Easter Vigil, Baptism, Shaftesbury


Tonight we have someone, Catherine, being baptised. Which means that it’s a useful time to reflect on the significance of being baptised, and on baptism’s connection with the death and resurrection of Jesus.
I want, in particular, to suggest that we each consider a particular question: what difference does being baptised make to how you attempt to live? Or, do you live as if you hadn’t been baptised?

For example, to return to the “new commandment” I preached about on Thursday night, do you attempt to live that commandment (to love) by your own power, or, by the power of Jesus in you?
Because, if you’re just trying to do it by your own power then you’re acting as if you hadn’t been baptised.

Baptism gives us a new power but it’s a power we can ignore, or, a power we can habitually use.
Baptism gives us a power that those who are not baptised do not have.
Of course, the Church teaches that God gives His grace even outside the Church, as an old priest I knew used to put it, “God is not a snob”. But, nonetheless, His grace is particularly effective in those incorporated into Him in Baptism, incorporated into His death, and resurrection, and the pouring of the Holy Spirit –because this is what baptism is all about.

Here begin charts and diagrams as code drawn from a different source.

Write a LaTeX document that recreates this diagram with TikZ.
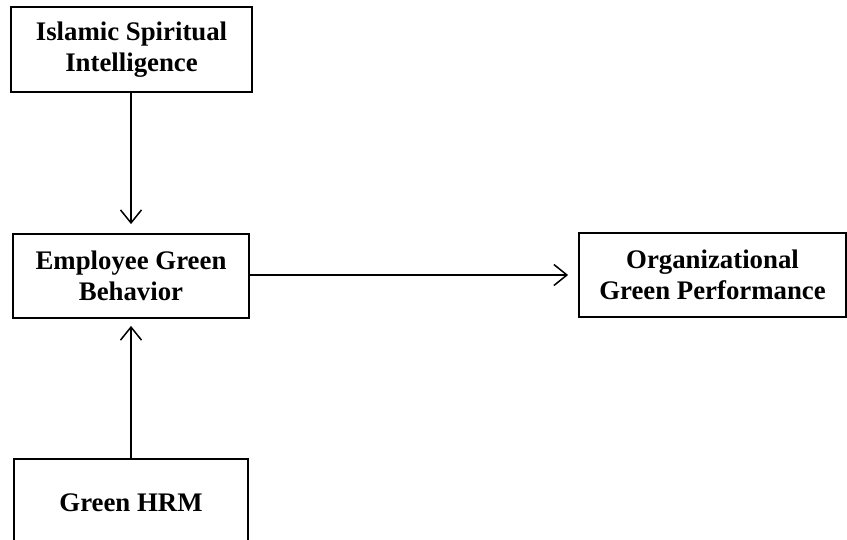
\documentclass[tikz,border=0pt]{standalone}
\usepackage{fontspec}
\setmainfont{Liberation Serif}
\usetikzlibrary{arrows.meta}
\begin{document}
\begin{tikzpicture}[x=1pt,y=-1pt,
  box/.style={draw=black, line width=1.8pt, rectangle, align=center, inner sep=0pt,
    font=\fontsize{26.8}{30.5}\selectfont\bfseries},
  arr/.style={draw=black, line width=1.5pt, -{Straight Barb[length=13pt,width=21pt,line width=1.5pt]}}]
\useasboundingbox (0,0) rectangle (847,539);
\clip (0,0) rectangle (847,539);
\node[box, minimum width=241pt, minimum height=85pt] (b1) at (131.5,49.5) {Islamic Spiritual\\Intelligence};
\node[box, minimum width=236pt, minimum height=84pt] (b2) at (131,276) {Employee Green\\Behavior};
\node[box, minimum width=267pt, minimum height=84pt] (b3) at (712.5,275) {Organizational\\Green Performance};
\node[box, minimum width=234pt, minimum height=88pt] (b4) at (131,503) {Green HRM};
\draw[arr, shorten >=9pt] (b1.south -| b2.north) -- (b2.north);
\draw[arr, shorten >=7pt] (b4.north) -- (b2.south);
\draw[arr, shorten >=10pt] (b2.east |- b3.west) -- (b3.west);
\end{tikzpicture}
\end{document}
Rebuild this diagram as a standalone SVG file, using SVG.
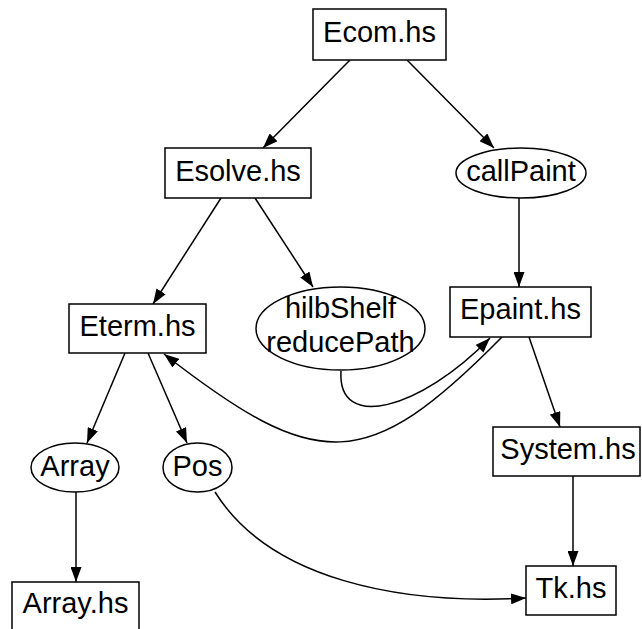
<svg xmlns="http://www.w3.org/2000/svg" width="642" height="629" viewBox="0 0 642 629">
<style>
.n{fill:#fff;stroke:#000;stroke-width:1.5}
.t{font-family:"Liberation Sans",Arial,sans-serif;font-size:29px;fill:#000;text-anchor:middle}
.e{fill:none;stroke:#000;stroke-width:1.5}
</style>
<defs>
<marker id="a" markerWidth="16" markerHeight="11" refX="15" refY="5.5" orient="auto" markerUnits="userSpaceOnUse">
<path d="M0,0 L15,5.5 L0,11 z" fill="#000"/>
</marker>
</defs>
<rect width="642" height="629" fill="#fff"/>
<g id="connectors">
<path class="e" d="M350,60 L263,148" marker-end="url(#a)"/>
<path class="e" d="M407,60 L494,148" marker-end="url(#a)"/>
<path class="e" d="M221,198 L153,304" marker-end="url(#a)"/>
<path class="e" d="M255,198 L313,287" marker-end="url(#a)"/>
<path class="e" d="M519,198 L519,287" marker-end="url(#a)"/>
<path class="e" d="M341,371 C337,432 420,410 490,338" marker-end="url(#a)"/>
<path class="e" d="M502,337 C367,474 318,474 164,354" marker-end="url(#a)"/>
<path class="e" d="M529,337 L560,427" marker-end="url(#a)"/>
<path class="e" d="M125,353 L87,443" marker-end="url(#a)"/>
<path class="e" d="M148,353 L187,443" marker-end="url(#a)"/>
<path class="e" d="M76,492 L76,582" marker-end="url(#a)"/>
<path class="e" d="M215,492 C270,580 400,605 526,598" marker-end="url(#a)"/>
<path class="e" d="M573,476 L573,566" marker-end="url(#a)"/>
</g>
<g id="ecom"><rect class="n" x="313" y="9" width="133" height="51"/><text class="t" x="379.5" y="42">Ecom.hs</text></g>
<g id="esolve"><rect class="n" x="165" y="148" width="146" height="50"/><text class="t" x="238" y="181">Esolve.hs</text></g>
<g id="callPaint"><ellipse class="n" cx="521" cy="173" rx="65" ry="25"/><text class="t" x="521" y="181">callPaint</text></g>
<g id="eterm"><rect class="n" x="69" y="304" width="137" height="49"/><text class="t" x="137.5" y="336">Eterm.hs</text></g>
<g id="hilbShelf"><ellipse class="n" cx="340.5" cy="328.5" rx="84.5" ry="41.5"/><text class="t" x="340.5" y="318">hilbShelf</text><text class="t" x="340.5" y="352">reducePath</text></g>
<g id="epaint"><rect class="n" x="450" y="287" width="141" height="50"/><text class="t" x="520.5" y="319">Epaint.hs</text></g>
<g id="system"><rect class="n" x="493" y="427" width="147" height="49"/><text class="t" x="568" y="459">System.hs</text></g>
<g id="array"><ellipse class="n" cx="75" cy="467.5" rx="44" ry="24.5"/><text class="t" x="75" y="476">Array</text></g>
<g id="pos"><ellipse class="n" cx="197.5" cy="467.5" rx="34.5" ry="24.5"/><text class="t" x="197.5" y="476">Pos</text></g>
<g id="arrayhs"><rect class="n" x="12" y="582" width="127" height="60"/><text class="t" x="75.5" y="613">Array.hs</text></g>
<g id="tk"><rect class="n" x="526" y="566" width="90" height="49"/><text class="t" x="571" y="598">Tk.hs</text></g>
</svg>
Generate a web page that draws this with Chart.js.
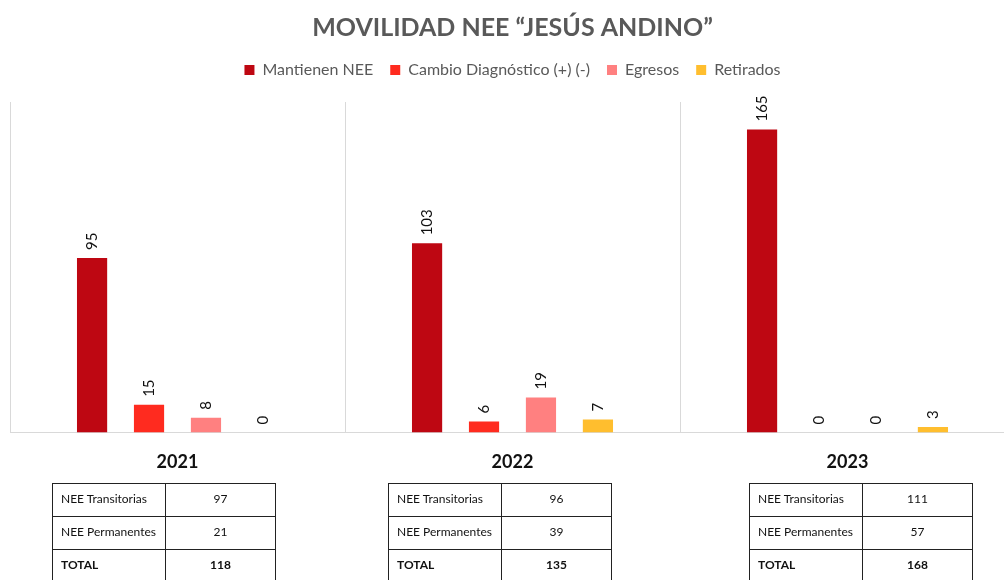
<!DOCTYPE html>
<html>
<head>
<meta charset="utf-8">
<script src="https://cdn.jsdelivr.net/npm/chart.js@4.4.1/dist/chart.umd.min.js"></script>
<style>
  html, body { margin: 0; padding: 0; background: #fff; overflow: hidden; }
  #wrap { position: absolute; left: 0; top: 0; width: 1020px; height: 498px; }
  table.nee {
    position: absolute; top: 483px; width: 224px; border-collapse: collapse;
    font-family: "Liberation Sans Narrow", Lato, sans-serif; font-size: 12px; color: #111;
  }
  table.nee td { border: 1.5px solid #222; height: 29px; padding: 0 0 3px 0; }
  table.nee td:first-child { width: 104px; padding-left: 8px; }
  table.nee td:last-child { text-align: center; }
  table.nee tr.total td { font-weight: bold; }
</style>
</head>
<body>
<div id="wrap"><canvas id="chart"></canvas></div>
<div id="tables"></div>
<script>
const years = ['2021', '2022', '2023']
const mantienen = [95, 103, 165]
const cambio = [15, 6, 0]
const egresos = [8, 19, 0]
const retirados = [0, 7, 3]

const transitorias = [97, 96, 111]
const permanentes = [21, 39, 57]
const totales = [118, 135, 168]

const tableLeft = [52, 388, 749]

// rotated value labels above each bar
const barLabels = {
    id: 'barLabels',
    afterDatasetsDraw(chart) {
        const ctx = chart.ctx
        ctx.save()
        ctx.font = '15px Lato, "Open Sans", sans-serif'
        ctx.fillStyle = '#111'
        ctx.textAlign = 'left'
        ctx.textBaseline = 'middle'
        chart.data.datasets.forEach((ds, i) => {
            chart.getDatasetMeta(i).data.forEach((bar, j) => {
                ctx.save()
                ctx.translate(bar.x, bar.y - 8)
                ctx.rotate(-Math.PI / 2)
                ctx.fillText(String(ds.data[j]), 0, 0)
                ctx.restore()
            })
        })
        ctx.restore()
    }
}

// a bit more room between legend and plot
const legendGap = {
    id: 'legendGap',
    beforeInit(chart) {
        const fit = chart.legend.fit
        chart.legend.fit = function () {
            fit.bind(chart.legend)()
            this.height += 14
        }
    }
}

const dataset = (label, data, color) => ({
    label: label,
    data: data,
    backgroundColor: color,
    categoryPercentage: 0.68,
    barPercentage: 0.53
})

new Chart('chart', {
    type: 'bar',
    data: {
        labels: years,
        datasets: [
            dataset('Mantienen NEE', mantienen, '#BE0712'),
            dataset('Cambio Diagnóstico (+) (-)', cambio, '#FF2B1F'),
            dataset('Egresos', egresos, '#FF8080'),
            dataset('Retirados', retirados, '#FFBE2E')
        ]
    },
    options: {
        responsive: true,
        maintainAspectRatio: false,
        animation: false,
        layout: { padding: { left: 10, right: 5, top: 9, bottom: 6 } },
        plugins: {
            title: {
                display: true,
                text: 'MOVILIDAD NEE “JESÚS ANDINO”',
                color: '#595959',
                font: { family: 'Lato, "Open Sans", sans-serif', size: 25, weight: 'bold' },
                padding: { top: 4, bottom: 2 }
            },
            legend: {
                labels: {
                    color: '#595959',
                    font: { family: 'Lato, "Open Sans", sans-serif', size: 16 },
                    boxWidth: 10,
                    boxHeight: 10,
                    padding: 17
                }
            },
            tooltip: { enabled: false }
        },
        scales: {
            x: {
                grid: { color: '#D9D9D9', drawTicks: false, offset: true },
                border: { color: '#D9D9D9' },
                ticks: {
                    color: '#111',
                    padding: 19,
                    font: { family: 'Lato, "Open Sans", sans-serif', size: 18, weight: 'bold' }
                }
            },
            y: {
                display: false,
                min: 0,
                max: 180
            }
        }
    },
    plugins: [barLabels, legendGap]
})

let html = ''
years.forEach((y, i) => {
    html += `<table class="nee" style="left:${tableLeft[i]}px">`
    html += `<tr><td>NEE Transitorias</td><td>${transitorias[i]}</td></tr>`
    html += `<tr><td>NEE Permanentes</td><td>${permanentes[i]}</td></tr>`
    html += `<tr class="total"><td>TOTAL</td><td>${totales[i]}</td></tr>`
    html += '</table>'
})
document.getElementById('tables').innerHTML = html
</script>
</body>
</html>
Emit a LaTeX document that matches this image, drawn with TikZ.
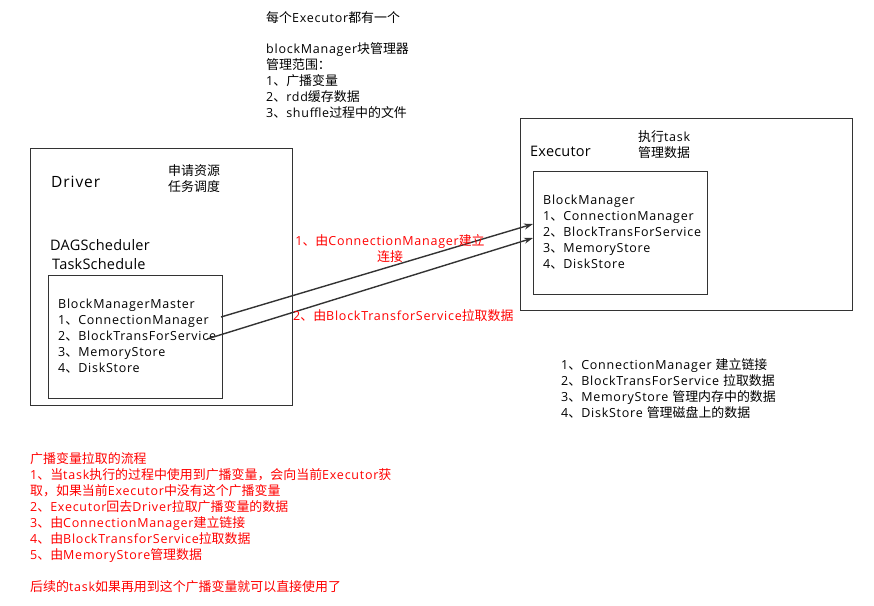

Baptism, of course, is an event of such colossal and fundamental significance in the Christian life that there is not just one but a great many different, interrelated, truths that are contained within it. That's why we have a whole plethora of different symbols in tonight's baptismal liturgy. But rather than attempt to explain all the symbols tonight I want to point to what connects the two most fundamental realities that underlie them: purification from sins and the new birth in the Holy Spirit (Catechism 1262).
These two things, however, are meaningless without each other: the washing of water would have no supernatural effect if it was not for the Holy Spirit; and the Holy Spirit can hardly come in us unless that dwelling within us involves u changing from our present state of sin to being something that is worthy of being a Temple for Him to dwell within.

Baptism washes us clean of sin; it involves a commitment to renounce sin, with a profession of faith in the One who claims the power to forgive sins.
Baptism brings new life, but the new life that Jesus promised, the new life that His Spirit brings, this new life involves such a drastic change within us that it must involve a death within us. As St Paul classically put it: the Old Man Adam must die that the New Man Christ may live (c.f. Rom 5:12; 6:4).

But how can such new life come about in us? The answer to that question takes us to the heart of why it is that we celebrate baptism on this most holy of nights, on the night of the Easter Vigil, on the night when Christ Himself passed from death to life:
we can only pass from death to life by being incorporated into the One who, for our sakes, freely chose to pass through death to life, who passed from death to life to make us new.

And we pass from death to life, we are incorporated into Christ, not by our own power but by the power of His Holy Spirit, poured into our hearts, poured into our hearts in baptism.
The relationship between the Holy Spirit and baptism was first most publicly manifested in the baptism of our Lord Himself, when as He came up from the waters the heavens opened and the Holy Spirit descended upon Him in the form of a dove.

To return to where I began, what does this mean for those of us who have already been baptised, as well as for Catherine who is about to be baptised? It means that we have a new power dwelling within us. A new power that we can, inasmuch that we open ourselves to avail of it, a new power that can make us a new creature that is able to do we cannot do alone: a new power that even means we can keep the "new commandment" to love as He first loved us.